------ Data section ------

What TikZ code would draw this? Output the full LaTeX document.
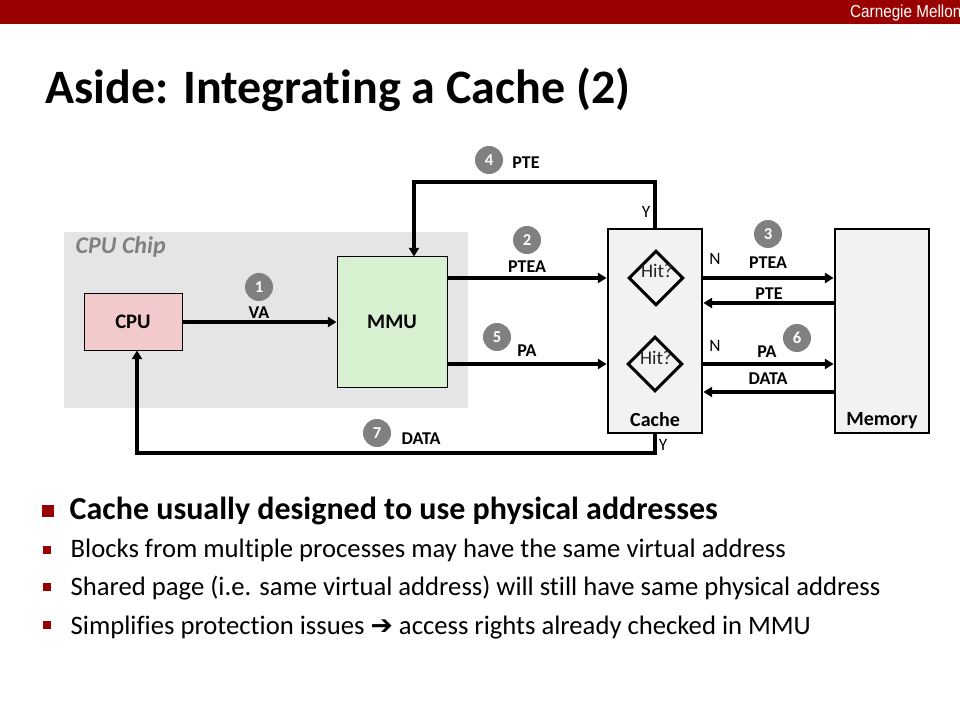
\documentclass[tikz,border=0pt]{standalone}
\usepackage{fontspec}
\setmainfont[Ligatures=NoCommon]{Carlito}
\newfontfamily\cmufont[FakeStretch=0.88]{Liberation Sans}
\newfontfamily\symfont{DejaVu Sans}
\usetikzlibrary{arrows.meta,shapes.geometric}

\definecolor{cmured}{RGB}{153,0,0}
\definecolor{chipgray}{RGB}{229,229,229}
\definecolor{cpupink}{RGB}{242,202,204}
\definecolor{mmugreen}{RGB}{215,240,208}
\definecolor{boxgray}{RGB}{242,242,242}
\definecolor{stepgray}{RGB}{128,128,128}

\tikzset{
  unit/.style={draw, line width=0.75pt, font=\bfseries\fontsize{15.5}{18}\selectfont},
  store/.style={draw, line width=1.6pt, fill=boxgray, minimum width=71pt, minimum height=153pt},
  hit/.style={diamond, draw, line width=2.2pt, aspect=1, minimum size=41pt, inner sep=0pt},
  flow/.style={line width=2.6pt, -{Triangle[length=6.5pt,width=7.5pt]}},
  lab/.style={font=\bfseries\fontsize{13.5}{15}\selectfont},
  yn/.style={font=\fontsize{13}{15}\selectfont},
  stepnum/.style={circle, fill=stepgray, text=white, minimum size=21pt, inner sep=0pt,
    font=\bfseries\fontsize{12.5}{14}\selectfont},
}

\begin{document}
\begin{tikzpicture}[x=0.75pt, y=-0.75pt]
  \fill[white] (0,0) rectangle (960,720);
  \useasboundingbox (0,0) rectangle (960,720);

  % header
  \fill[cmured] (0,0) rectangle (960,24);
  \node[anchor=east, text=white, font=\cmufont\fontsize{13}{15}\selectfont] (cmu) at (966,13) {Carnegie Mellon};
  \node[anchor=base west, font=\bfseries\fontsize{36}{40}\selectfont] (title) at (41,104) {Aside: Integrating a Cache (2)};

  % diagram
  \node[fill=chipgray, minimum width=303pt, minimum height=132pt] (chip) at (266,320) {};
  \node[anchor=west, text=stepgray, font=\bfseries\itshape\fontsize{18}{20}\selectfont] (chiplab) at (71,247) {CPU Chip};
  \node[unit, fill=cpupink, minimum width=73.5pt, minimum height=42pt] (cpu) at (133,322) {CPU};
  \node[unit, fill=mmugreen, minimum width=82.5pt, minimum height=97.5pt] (mmu) at (392,322) {MMU};
  \node[store] (cache) at (655,331) {};
  \node[store] (memory) at (882,331) {};
  \node[lab, font=\bfseries\fontsize{15}{17}\selectfont] (cachelab) at (655,420) {Cache};
  \node[lab, font=\bfseries\fontsize{15}{17}\selectfont] (memlab) at (882,421) {Memory};
  \node[hit] (hit1) at (656,278) {};
  \node[hit] (hit2) at (655,364) {};
  \node[font=\fontsize{14.5}{16}\selectfont, text=black!85] (hittext1) at (657,271) {Hit?};
  \node[font=\fontsize{14.5}{16}\selectfont, text=black!85] (hittext2) at (656,358) {Hit?};

  \coordinate (pteturn) at (414,182);
  \coordinate (databot) at (137,453);
  \draw[flow] (cpu.east) -- (mmu.west);
  \draw[flow] (mmu.east |- hit1) -- (cache.west |- hit1);
  \draw[flow] (mmu.east |- hit2) -- (cache.west |- hit2);
  \draw[flow] (cache.north) |- (pteturn) -- (pteturn |- mmu.north);
  \draw[flow] (cache.south) |- (databot) -- (databot |- cpu.south);
  \draw[flow] (cache.east |- hit1) -- (memory.west |- hit1);
  \draw[flow] (memory.west |- 0,303) -- (cache.east |- 0,303);
  \draw[flow] (cache.east |- hit2) -- (memory.west |- hit2);
  \draw[flow] (memory.west |- 0,392) -- (cache.east |- 0,392);

  \node[stepnum] (s1) at (259,287) {1};
  \node[lab] (va) at (259,313) {VA};
  \node[stepnum] (s2) at (527,240) {2};
  \node[lab] (ptea) at (527,267) {PTEA};
  \node[stepnum] (s5) at (497,337) {5};
  \node[lab] (pa) at (527,351) {PA};
  \node[stepnum] (s4) at (489,160) {4};
  \node[lab] (pte) at (526,163) {PTE};
  \node[stepnum] (s7) at (377,433) {7};
  \node[lab] (data) at (421,439) {DATA};
  \node[stepnum] (s3) at (768,234) {3};
  \node[lab] (mptea) at (768,263) {PTEA};
  \node[lab] (mpte) at (769,294) {PTE};
  \node[stepnum] (s6) at (797,338) {6};
  \node[lab] (mpa) at (767,352) {PA};
  \node[lab] (mdata) at (768,379) {DATA};
  \node[yn] (n1) at (715,259) {N};
  \node[yn] (n2) at (715,346) {N};
  \node[yn] (y1) at (646,212) {Y};
  \node[yn] (y2) at (663,445) {Y};

  % bullets
  \fill[cmured] (42,505) rectangle (54,517);
  \fill[cmured] (43,546) rectangle (51,554);
  \fill[cmured] (43,583) rectangle (51,591);
  \fill[cmured] (43,621) rectangle (51,629);
  \node[anchor=base west, font=\bfseries\fontsize{24}{28}\selectfont] (pt1) at (65,519) {Cache usually designed to use physical addresses};
  \node[anchor=base west, font=\fontsize{20}{24}\selectfont] (pt2) at (66,557) {Blocks from multiple processes may have the same virtual address};
  \node[anchor=base west, font=\fontsize{20}{24}\selectfont] (pt3) at (66,595) {Shared page (i.e. same virtual address) will still have same physical address};
  \node[anchor=base west, font=\fontsize{20}{24}\selectfont] (pt4) at (66,634) {Simplifies protection issues {\symfont ➔} access rights already checked in MMU};
\end{tikzpicture}
\end{document}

------

#### The problem
Give all the lines above again, character for character, without pictures.

#### Solution for this exercise
What TikZ code would draw this? Output the full LaTeX document.
\documentclass[tikz,border=0pt]{standalone}
\usepackage{fontspec}
\setmainfont[Ligatures=NoCommon]{Carlito}
\newfontfamily\cmufont[FakeStretch=0.88]{Liberation Sans}
\newfontfamily\symfont{DejaVu Sans}
\usetikzlibrary{arrows.meta,shapes.geometric}

\definecolor{cmured}{RGB}{153,0,0}
\definecolor{chipgray}{RGB}{229,229,229}
\definecolor{cpupink}{RGB}{242,202,204}
\definecolor{mmugreen}{RGB}{215,240,208}
\definecolor{boxgray}{RGB}{242,242,242}
\definecolor{stepgray}{RGB}{128,128,128}

\tikzset{
  unit/.style={draw, line width=0.75pt, font=\bfseries\fontsize{15.5}{18}\selectfont},
  store/.style={draw, line width=1.6pt, fill=boxgray, minimum width=71pt, minimum height=153pt},
  hit/.style={diamond, draw, line width=2.2pt, aspect=1, minimum size=41pt, inner sep=0pt},
  flow/.style={line width=2.6pt, -{Triangle[length=6.5pt,width=7.5pt]}},
  lab/.style={font=\bfseries\fontsize{13.5}{15}\selectfont},
  yn/.style={font=\fontsize{13}{15}\selectfont},
  stepnum/.style={circle, fill=stepgray, text=white, minimum size=21pt, inner sep=0pt,
    font=\bfseries\fontsize{12.5}{14}\selectfont},
}

\begin{document}
\begin{tikzpicture}[x=0.75pt, y=-0.75pt]
  \fill[white] (0,0) rectangle (960,720);
  \useasboundingbox (0,0) rectangle (960,720);

  % header
  \fill[cmured] (0,0) rectangle (960,24);
  \node[anchor=east, text=white, font=\cmufont\fontsize{13}{15}\selectfont] (cmu) at (966,13) {Carnegie Mellon};
  \node[anchor=base west, font=\bfseries\fontsize{36}{40}\selectfont] (title) at (41,104) {Aside: Integrating a Cache (2)};

  % diagram
  \node[fill=chipgray, minimum width=303pt, minimum height=132pt] (chip) at (266,320) {};
  \node[anchor=west, text=stepgray, font=\bfseries\itshape\fontsize{18}{20}\selectfont] (chiplab) at (71,247) {CPU Chip};
  \node[unit, fill=cpupink, minimum width=73.5pt, minimum height=42pt] (cpu) at (133,322) {CPU};
  \node[unit, fill=mmugreen, minimum width=82.5pt, minimum height=97.5pt] (mmu) at (392,322) {MMU};
  \node[store] (cache) at (655,331) {};
  \node[store] (memory) at (882,331) {};
  \node[lab, font=\bfseries\fontsize{15}{17}\selectfont] (cachelab) at (655,420) {Cache};
  \node[lab, font=\bfseries\fontsize{15}{17}\selectfont] (memlab) at (882,421) {Memory};
  \node[hit] (hit1) at (656,278) {};
  \node[hit] (hit2) at (655,364) {};
  \node[font=\fontsize{14.5}{16}\selectfont, text=black!85] (hittext1) at (657,271) {Hit?};
  \node[font=\fontsize{14.5}{16}\selectfont, text=black!85] (hittext2) at (656,358) {Hit?};

  \coordinate (pteturn) at (414,182);
  \coordinate (databot) at (137,453);
  \draw[flow] (cpu.east) -- (mmu.west);
  \draw[flow] (mmu.east |- hit1) -- (cache.west |- hit1);
  \draw[flow] (mmu.east |- hit2) -- (cache.west |- hit2);
  \draw[flow] (cache.north) |- (pteturn) -- (pteturn |- mmu.north);
  \draw[flow] (cache.south) |- (databot) -- (databot |- cpu.south);
  \draw[flow] (cache.east |- hit1) -- (memory.west |- hit1);
  \draw[flow] (memory.west |- 0,303) -- (cache.east |- 0,303);
  \draw[flow] (cache.east |- hit2) -- (memory.west |- hit2);
  \draw[flow] (memory.west |- 0,392) -- (cache.east |- 0,392);

  \node[stepnum] (s1) at (259,287) {1};
  \node[lab] (va) at (259,313) {VA};
  \node[stepnum] (s2) at (527,240) {2};
  \node[lab] (ptea) at (527,267) {PTEA};
  \node[stepnum] (s5) at (497,337) {5};
  \node[lab] (pa) at (527,351) {PA};
  \node[stepnum] (s4) at (489,160) {4};
  \node[lab] (pte) at (526,163) {PTE};
  \node[stepnum] (s7) at (377,433) {7};
  \node[lab] (data) at (421,439) {DATA};
  \node[stepnum] (s3) at (768,234) {3};
  \node[lab] (mptea) at (768,263) {PTEA};
  \node[lab] (mpte) at (769,294) {PTE};
  \node[stepnum] (s6) at (797,338) {6};
  \node[lab] (mpa) at (767,352) {PA};
  \node[lab] (mdata) at (768,379) {DATA};
  \node[yn] (n1) at (715,259) {N};
  \node[yn] (n2) at (715,346) {N};
  \node[yn] (y1) at (646,212) {Y};
  \node[yn] (y2) at (663,445) {Y};

  % bullets
  \fill[cmured] (42,505) rectangle (54,517);
  \fill[cmured] (43,546) rectangle (51,554);
  \fill[cmured] (43,583) rectangle (51,591);
  \fill[cmured] (43,621) rectangle (51,629);
  \node[anchor=base west, font=\bfseries\fontsize{24}{28}\selectfont] (pt1) at (65,519) {Cache usually designed to use physical addresses};
  \node[anchor=base west, font=\fontsize{20}{24}\selectfont] (pt2) at (66,557) {Blocks from multiple processes may have the same virtual address};
  \node[anchor=base west, font=\fontsize{20}{24}\selectfont] (pt3) at (66,595) {Shared page (i.e. same virtual address) will still have same physical address};
  \node[anchor=base west, font=\fontsize{20}{24}\selectfont] (pt4) at (66,634) {Simplifies protection issues {\symfont ➔} access rights already checked in MMU};
\end{tikzpicture}
\end{document}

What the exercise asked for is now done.